TO BE DONE
In the listing below, find every line containing "chart" and copy it out.
....................
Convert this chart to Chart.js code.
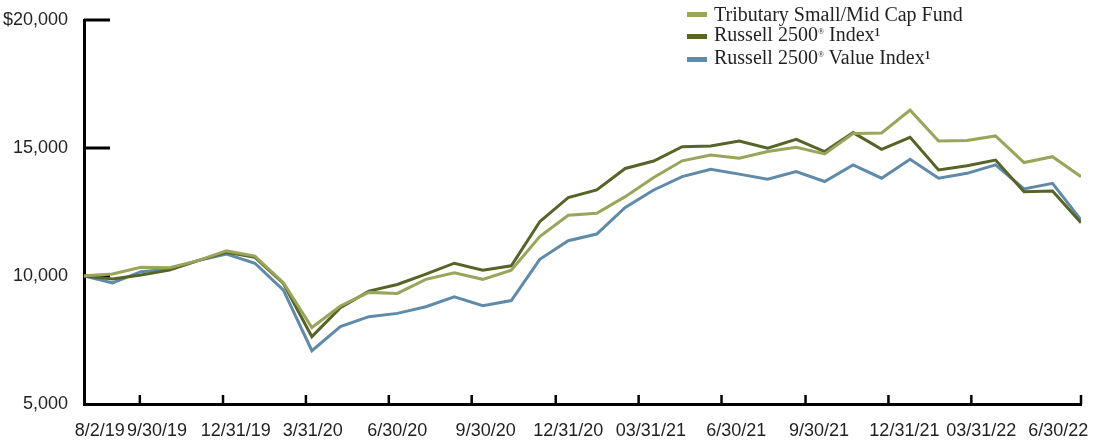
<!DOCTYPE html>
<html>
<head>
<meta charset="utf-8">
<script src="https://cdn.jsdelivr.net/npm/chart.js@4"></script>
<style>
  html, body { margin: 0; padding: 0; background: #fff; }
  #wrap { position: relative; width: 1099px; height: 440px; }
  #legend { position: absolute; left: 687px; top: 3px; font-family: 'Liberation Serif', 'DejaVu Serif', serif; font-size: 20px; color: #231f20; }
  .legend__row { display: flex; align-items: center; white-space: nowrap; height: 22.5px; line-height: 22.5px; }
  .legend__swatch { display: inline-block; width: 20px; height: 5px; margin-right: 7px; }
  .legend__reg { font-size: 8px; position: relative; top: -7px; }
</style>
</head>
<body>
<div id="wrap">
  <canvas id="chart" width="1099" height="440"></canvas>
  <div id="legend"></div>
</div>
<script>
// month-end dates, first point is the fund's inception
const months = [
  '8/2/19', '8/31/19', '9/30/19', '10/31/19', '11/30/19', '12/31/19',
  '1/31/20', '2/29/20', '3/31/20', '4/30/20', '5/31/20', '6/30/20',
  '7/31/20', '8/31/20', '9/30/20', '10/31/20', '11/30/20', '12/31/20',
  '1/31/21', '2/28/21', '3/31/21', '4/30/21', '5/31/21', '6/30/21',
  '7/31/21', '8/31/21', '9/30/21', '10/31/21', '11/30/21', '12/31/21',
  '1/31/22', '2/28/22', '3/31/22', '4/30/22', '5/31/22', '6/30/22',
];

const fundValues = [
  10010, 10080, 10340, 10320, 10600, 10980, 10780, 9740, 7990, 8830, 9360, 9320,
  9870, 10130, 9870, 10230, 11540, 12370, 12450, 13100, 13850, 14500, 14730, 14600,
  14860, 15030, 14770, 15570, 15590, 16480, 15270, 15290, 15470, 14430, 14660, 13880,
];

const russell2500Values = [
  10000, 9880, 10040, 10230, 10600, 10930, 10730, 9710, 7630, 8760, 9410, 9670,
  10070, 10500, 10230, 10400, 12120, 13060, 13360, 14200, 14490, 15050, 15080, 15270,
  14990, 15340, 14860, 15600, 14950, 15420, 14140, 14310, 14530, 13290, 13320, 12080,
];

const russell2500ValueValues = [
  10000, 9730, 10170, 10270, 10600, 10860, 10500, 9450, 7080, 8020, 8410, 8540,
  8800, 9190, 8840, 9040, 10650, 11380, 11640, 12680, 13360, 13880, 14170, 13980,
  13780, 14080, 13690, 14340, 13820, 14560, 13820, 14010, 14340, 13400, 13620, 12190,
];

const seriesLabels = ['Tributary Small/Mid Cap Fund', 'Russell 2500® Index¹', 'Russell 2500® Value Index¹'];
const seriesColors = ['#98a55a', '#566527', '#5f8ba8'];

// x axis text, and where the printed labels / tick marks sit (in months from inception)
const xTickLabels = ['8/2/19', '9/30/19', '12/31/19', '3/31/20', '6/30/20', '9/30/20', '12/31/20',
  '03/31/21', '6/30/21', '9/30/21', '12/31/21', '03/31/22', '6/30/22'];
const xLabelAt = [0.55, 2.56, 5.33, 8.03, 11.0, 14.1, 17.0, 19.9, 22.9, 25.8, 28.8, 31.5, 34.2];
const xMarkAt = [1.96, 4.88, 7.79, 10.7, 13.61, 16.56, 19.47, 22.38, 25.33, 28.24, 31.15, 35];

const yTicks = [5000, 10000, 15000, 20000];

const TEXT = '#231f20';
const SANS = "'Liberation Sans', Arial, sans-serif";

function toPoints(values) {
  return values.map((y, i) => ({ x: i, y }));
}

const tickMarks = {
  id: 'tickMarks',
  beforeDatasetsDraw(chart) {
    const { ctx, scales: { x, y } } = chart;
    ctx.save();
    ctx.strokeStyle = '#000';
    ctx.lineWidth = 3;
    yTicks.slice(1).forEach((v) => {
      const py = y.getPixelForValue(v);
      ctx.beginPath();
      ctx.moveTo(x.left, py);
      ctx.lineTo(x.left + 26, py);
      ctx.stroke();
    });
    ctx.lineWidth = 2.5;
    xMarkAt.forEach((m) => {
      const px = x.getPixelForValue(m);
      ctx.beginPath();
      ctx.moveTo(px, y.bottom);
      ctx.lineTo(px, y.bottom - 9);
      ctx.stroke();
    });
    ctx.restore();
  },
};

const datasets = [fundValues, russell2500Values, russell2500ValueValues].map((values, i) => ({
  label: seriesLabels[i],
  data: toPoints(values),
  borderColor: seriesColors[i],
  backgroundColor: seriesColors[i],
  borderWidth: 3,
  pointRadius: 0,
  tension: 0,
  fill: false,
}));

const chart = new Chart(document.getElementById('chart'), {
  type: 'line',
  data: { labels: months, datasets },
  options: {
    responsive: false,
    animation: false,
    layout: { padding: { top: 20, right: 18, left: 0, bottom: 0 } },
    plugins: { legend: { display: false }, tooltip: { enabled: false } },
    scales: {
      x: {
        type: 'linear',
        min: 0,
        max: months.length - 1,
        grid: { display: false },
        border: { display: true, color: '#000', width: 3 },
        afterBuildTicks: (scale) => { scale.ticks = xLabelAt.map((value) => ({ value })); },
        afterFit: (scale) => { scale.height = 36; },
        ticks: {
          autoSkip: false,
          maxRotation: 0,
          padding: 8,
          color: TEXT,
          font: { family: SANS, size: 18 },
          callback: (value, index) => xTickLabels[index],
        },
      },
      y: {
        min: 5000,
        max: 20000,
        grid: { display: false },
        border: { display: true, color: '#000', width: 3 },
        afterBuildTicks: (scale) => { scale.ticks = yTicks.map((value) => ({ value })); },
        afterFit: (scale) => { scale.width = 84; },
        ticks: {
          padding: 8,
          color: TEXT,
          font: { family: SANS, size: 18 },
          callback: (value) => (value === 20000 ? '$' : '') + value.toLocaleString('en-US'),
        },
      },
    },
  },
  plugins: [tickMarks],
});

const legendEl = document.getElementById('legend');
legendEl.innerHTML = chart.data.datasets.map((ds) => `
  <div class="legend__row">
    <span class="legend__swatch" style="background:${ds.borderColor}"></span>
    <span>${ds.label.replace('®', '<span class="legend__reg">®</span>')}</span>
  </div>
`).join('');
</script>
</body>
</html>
....................
WORKED ANSWER
Convert this chart to Chart.js code.
<script src="https://cdn.jsdelivr.net/npm/chart.js@4"></script>
  <canvas id="chart" width="1099" height="440"></canvas>
  beforeDatasetsDraw(chart) {
    const { ctx, scales: { x, y } } = chart;
const chart = new Chart(document.getElementById('chart'), {
legendEl.innerHTML = chart.data.datasets.map((ds) => `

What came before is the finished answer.